To their credit, the Hokies never stopped swinging. In the eighth, freshman CJ Oxendine delivered his first collegiate hit with a single, and Aimon Chandler followed with a 412-foot three-run long ball to left-center for his first career hit, cutting the deficit to 13-5. Then in the ninth, Anderson French (385 feet), Lutterman (390 feet) and Sam Gates went back-to-back-to-back to open the inning.
Virginia Tech finished with 11 hits and five home runs, with Lutterman tallying two hits and two runs and Ball, Chandler, French and Gates each leaving the yard.
Even with the late fireworks, the middle innings were the separator. However, the Hokies showed real fight. The three straight homers in the ninth brought life back into the dugout and reminded everyone how dangerous the lineup can be. But against a club as deep as Mississippi State, falling behind by eight in the late innings leaves almost no room for error.
Saturday proved that Tech can generate power against elite pitching. It also showed how thin the margin is when facing a top-five lineup that doesn’t give extra outs away.
Game Three: No. 20 Tennessee 3, Virginia Tech 1
After two high-scoring games to open the weekend, the finale turned into a tight, controlled matchup built around pitching and defense.
Freshman starter Ethan Grim delivered his longest outing of the season and looked comfortable on the big-league mound from the jump, going five innings and allowing just two runs on two hits while striking out five. The right-hander was efficient early, retiring eight of the first nine hitters he faced and keeping Tennessee (8-3) off balance with a steady mix of fly balls and weak contact.
The Volunteers broke through in the third. Ariel Antigua singled and Jay Abernathy worked a walk before Henry Ford lined a two-out RBI single up the middle to give Tennessee a 1-0 lead. It was one of just four total hits that Tennessee would record all afternoon.
Virginia Tech answered immediately in the fourth. Nick Locurto led off the inning by driving a 366-foot homer to left field — his first of the season — to even the score at 1-1. Locurto finished 2-for-4 and accounted for two of the Hokies’ three hits.

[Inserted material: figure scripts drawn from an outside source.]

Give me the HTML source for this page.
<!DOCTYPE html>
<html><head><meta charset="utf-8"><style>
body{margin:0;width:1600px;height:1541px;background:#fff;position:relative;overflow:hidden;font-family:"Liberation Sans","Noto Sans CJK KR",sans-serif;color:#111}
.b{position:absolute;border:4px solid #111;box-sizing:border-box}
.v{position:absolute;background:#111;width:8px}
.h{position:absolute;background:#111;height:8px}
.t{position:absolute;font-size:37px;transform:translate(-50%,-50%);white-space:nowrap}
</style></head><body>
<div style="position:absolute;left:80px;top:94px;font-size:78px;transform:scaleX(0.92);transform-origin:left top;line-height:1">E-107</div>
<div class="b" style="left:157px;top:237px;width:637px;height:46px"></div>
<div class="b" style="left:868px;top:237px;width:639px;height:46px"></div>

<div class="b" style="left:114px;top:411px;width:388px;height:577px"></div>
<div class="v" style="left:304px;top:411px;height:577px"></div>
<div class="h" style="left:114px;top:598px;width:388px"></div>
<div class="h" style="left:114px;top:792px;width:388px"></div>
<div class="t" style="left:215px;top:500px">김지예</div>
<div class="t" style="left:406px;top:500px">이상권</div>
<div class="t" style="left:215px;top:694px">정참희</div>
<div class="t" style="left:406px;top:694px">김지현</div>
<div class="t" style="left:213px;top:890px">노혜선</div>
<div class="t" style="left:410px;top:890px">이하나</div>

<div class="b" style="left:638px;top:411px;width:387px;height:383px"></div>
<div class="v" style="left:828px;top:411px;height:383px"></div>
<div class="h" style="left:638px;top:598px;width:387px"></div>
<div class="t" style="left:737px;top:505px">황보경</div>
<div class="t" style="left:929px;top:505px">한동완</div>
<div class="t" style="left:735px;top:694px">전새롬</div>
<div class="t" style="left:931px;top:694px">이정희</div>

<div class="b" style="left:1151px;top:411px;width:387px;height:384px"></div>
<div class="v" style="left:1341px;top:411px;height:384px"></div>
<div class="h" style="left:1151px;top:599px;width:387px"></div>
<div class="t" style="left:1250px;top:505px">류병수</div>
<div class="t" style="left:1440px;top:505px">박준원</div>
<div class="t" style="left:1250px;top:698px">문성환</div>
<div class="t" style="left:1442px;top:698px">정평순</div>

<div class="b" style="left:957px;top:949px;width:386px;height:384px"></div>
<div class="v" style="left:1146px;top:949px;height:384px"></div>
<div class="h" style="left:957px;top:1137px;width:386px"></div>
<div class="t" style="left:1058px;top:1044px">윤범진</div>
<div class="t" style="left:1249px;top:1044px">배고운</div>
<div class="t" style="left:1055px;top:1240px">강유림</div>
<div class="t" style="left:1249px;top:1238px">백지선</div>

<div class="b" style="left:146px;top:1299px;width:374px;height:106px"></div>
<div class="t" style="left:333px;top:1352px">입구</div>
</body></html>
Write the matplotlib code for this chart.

The decisive inning came in the sixth. Abernathy drew a leadoff walk, ending Grim’s day. Chase Swift entered in relief, and Tennessee immediately capitalized. Blaine Brown hit an RBI double up the middle that ricocheted off the second base bag to plate the go-ahead run, and Levi Clark followed with another RBI double down the left-field line to stretch the lead to 3-1.
From there, Tennessee’s bullpen shut the door. University of Virginia transfer starter Evan Blanco went 5.1 innings, allowing just one run on two hits while striking out six. Mark Hindy recorded two quick outs in relief before Brayden Krenzel handled the final three innings to earn the save, striking out four and allowing just one hit.
The Hokies finished with only three hits and went 0-for-4 with runners in scoring position. Owen Petrich singled in the seventh and Pete Daniel drew a walk to create a brief opportunity, but a 4-6-3 double play erased the threat.
Tennessee managed just four hits of its own, but two well-timed doubles in the sixth proved to be the difference. In a weekend defined by slim margins, Sunday’s game came down to one inning — and again, the Volunteers were the ones who made it count.
Virginia Tech leaves Arlington without a win, but not without something to take from it. Across three games against ranked opponents, the Hokies showed they can compete against nationally recognized programs — matching arms early, flashing real power and getting quality innings from young pitchers. The difference all weekend was one inning here, one stretch there. Against top-25 teams, that margin is thin. Tech found out just how thin it is.
Next up, Virginia Tech will host Marshall at English Field on Tuesday, March 3. First pitch is scheduled for 4 p.m. ET. Coverage will be on the ACC Network.